The Industrial Decarbonisation and Energy Efficiency Roadmap Action Plan estimates that by 2050 the chemical industry could reduce its emissions by 79–88% – a net reduction of 14.6–16.1 MtCO2e – through a combination of carbon capture usage and storage (CCUS), biomass fuel, energy efficiency gains, industrial clustering, and fuel switching.

Accordingly, the Clean Growth Strategy includes investment of up to £20m in a fuel switching innovation programme aimed at overcoming the barriers holding back deployment of alternative fuels, and up to £100m for CCUS.

£99m will be invested in innovative technology and research for agri-tech, land use, greenhouse gas removal technologies, waste and resource efficiency. Over the next five years, Defra will work with industry to encourage the use of low-emissions fertiliser, and review the levels of take up using data from the British Fertiliser Practice Survey.

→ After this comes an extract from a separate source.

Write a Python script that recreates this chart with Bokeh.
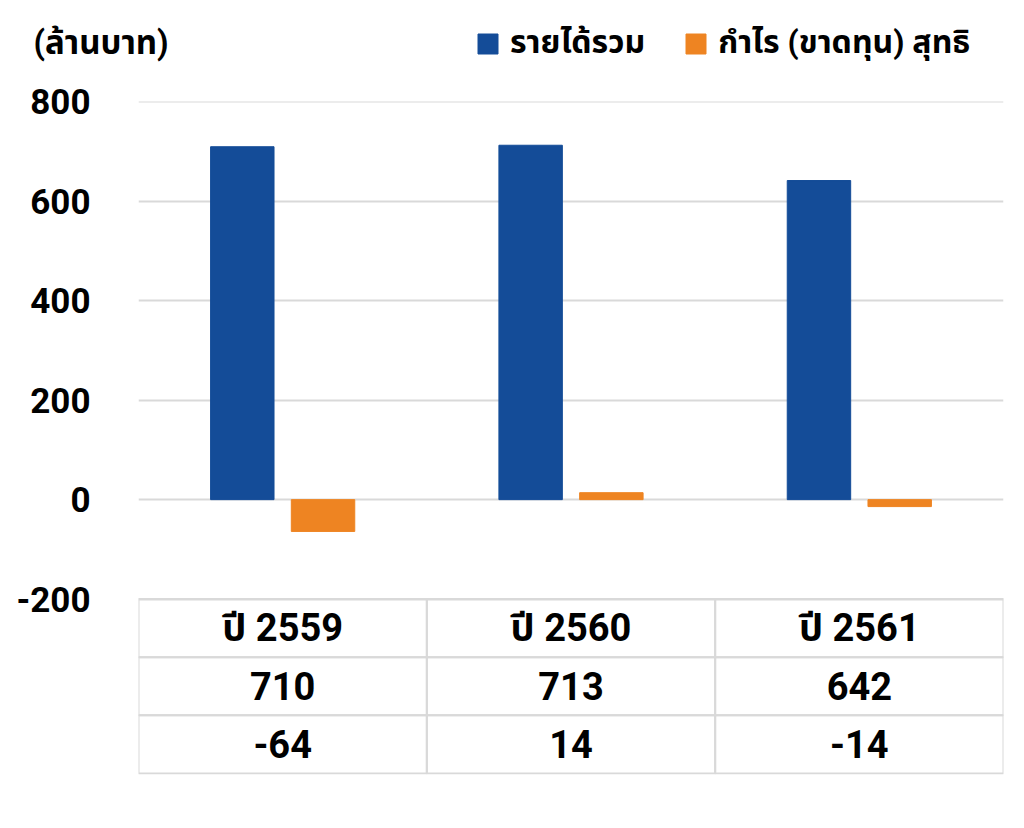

The strategy also earmarks £10m for innovations that improve the energy efficiency of buildings, £14m for the Energy Entrepreneurs Fund, and £20m each for developing low-carbon fuels for industry and early-stage clean technologies. Up to £557m of funding for offshore windfarms and less established green energy technologies will be made available via Contract for Difference auctions in Spring 2019.

Speaking at the launch of the Clean Growth Strategy, held at a low-carbon combined heating, cooling and power facility in London, Minister of State for Climate Change and Industry, Claire Perry, said that the global shift towards clean solutions ‘offers UK businesses and innovators huge potential to shape the future of clean growth.’

‘Part of the reason why the UK is considered a leader in tackling climate change, is that we don’t just see it as a problem to be solved; we see it is an opportunity, too,’ she said. ‘By focusing on clean growth, we are presented with a win-win situation – we can cut the cost of energy, drive economic growth, create high value jobs right across the UK, and improve our quality of life.’

SCI welcomes the long-term commitment to industrial decarbonisation laid out in the government’s Clean Growth Strategy. The chemical and process industry accounts for 37% of the UK’s manufacturing turnover but just 2.7% of total UK emissions, producing a vast range of products that are used in every UK manufacturing industry, and underpin every consumer industry.

The importance of sustainable innovation in the chemical sector has never been more significant – as the UK prepares to leave the European Union, its economy will increasingly depend on exports founded in world-class innovation. Sustainable growth in the chemical sector is essential to achieving this.